Animating the Clean

Imagine you want to make a cartoon character doing the clean.  You might start by drawing the character holding onto the bar in a good setup position and then for your next frame, draw them picking up the bar one inch off the ground.  Step by step.

It would work – particularly if you had a very clear idea of what the clean is supposed to look like.  Another way would be to have a model hold three positions – floor, hang and high hang.  Then you could draw each of these three positions.  Working backwards, you could then fill in the gaps between the three positions.  You wouldn’t have any reference for what the actual throwing of the bar looks like, so you’d want to watch your model doing tons of the barbell warmup drill.  With that info you could fill in the frames that covered how the barbell gets from the high hang to the catch position.

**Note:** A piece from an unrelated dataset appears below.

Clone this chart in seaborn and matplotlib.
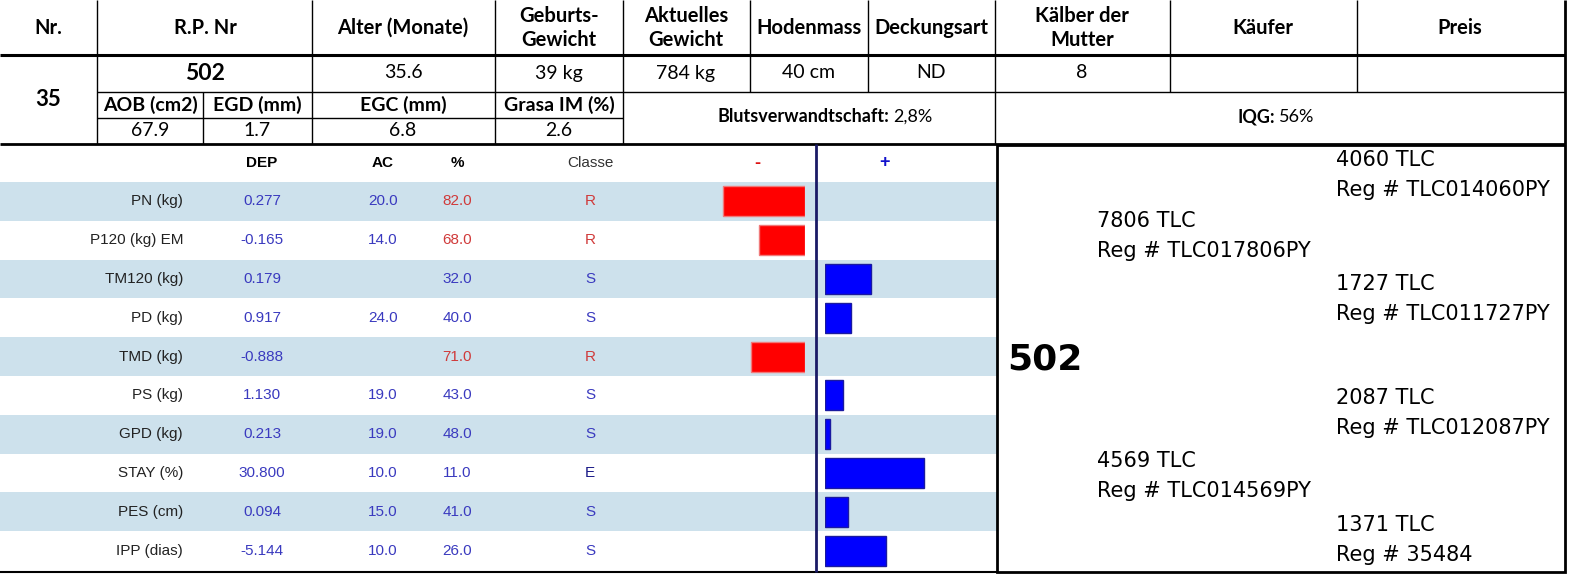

You could learn to animate the clean!  Neat!  Or you could do the three pause clean to burn the three positions into your muscles, do the grease the groove drill to understand the transition between hang and high hang and do the barbell warmup drill to understand how to throw and catch the bar.

Our goal in this block has been, like an animator drawing key frames (those vital points of movement that make drawing the transitions easy), to memorize key positions so that our body (like the outsourced animators in far away lands who draw all the non-key frames) can simply fill in the gaps and make the move beautiful and functional.  I hope these three drills have helped.